Once locked on, it will then hit all marked champions with an additional burst of damage that can critically strike – and an additional effect based on the main hand’s weapon.
- Calibrum – adds another mark and deals damage to marked champions.
- Severum – heals Aphelios.
- Gravitum – enemies are slowed by 99%.
- Infernum – each enemy is hit with an AOE burst of damage. Overlapping AOEs add extra damage.
- Crescendum – each enemy adds Spectral Chakras to Aphelios’s supply.
Or to sum it up:
- Global-range followup attacks.
- AOE slow.
- AOE burst (and a serious reason to not fight Aphelios at Baron or Drake).
- Extremely fast auto-attacks.
As with literally everything else about him so far, the best time to use Aphelios’s ultimate is incredibly context-dependent. You’ll need to check what weapons are available with what the opponent’s currently doing.
In most cases, however, it probably pays off to prepare for a fight by swapping to Gravitum, if your team needs a way to catch the enemy team, or Infernum if you just need to melt a lot of HP bars right away.
Ironically, despite having so many guns on hand, Aphelios’s shopping might be fairly simple. As most of his weapons have effects that can trigger off critical hits or just plain due to the fact that they can critical-hit at all, his top concern will be to acquire Infinity Edge.

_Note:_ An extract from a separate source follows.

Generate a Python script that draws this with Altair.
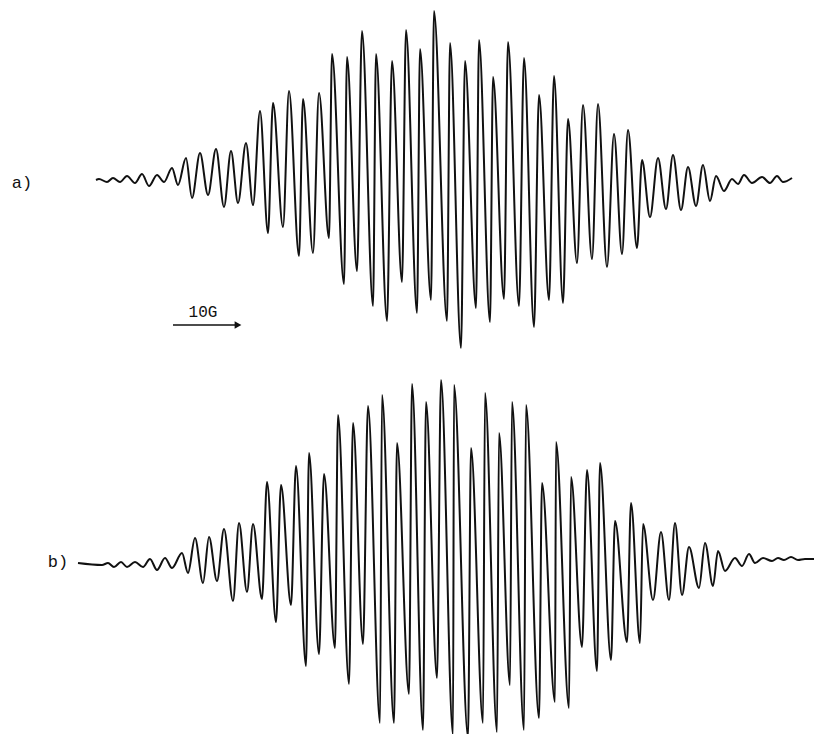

He will likely also want a Phantom Dancer and Stormrazor. Between the Lifeline shield from the former, and the latter’s on-hit Slow effect, he’ll be able to buy more time to access the most appropriate weapon for his current situation.
Aphelios without Caliburn or Severum on either hand is in a vulnerable state, with neither a good attack range or self-sustaining mechanisms to keep him alive through harassment and gank attempts.
To that end, using the Conqueror keystone rune and using Domination’s Taste of Blood and Ravenous Hunter for lifesteal and healing helps Aphelios stay in the fight for long enough to set up the right weapon combo.
With Aphelios out on the week of December 8th, you don't have very long at all to familiarize yourself with his groundbreaking kit. Time to do some studying.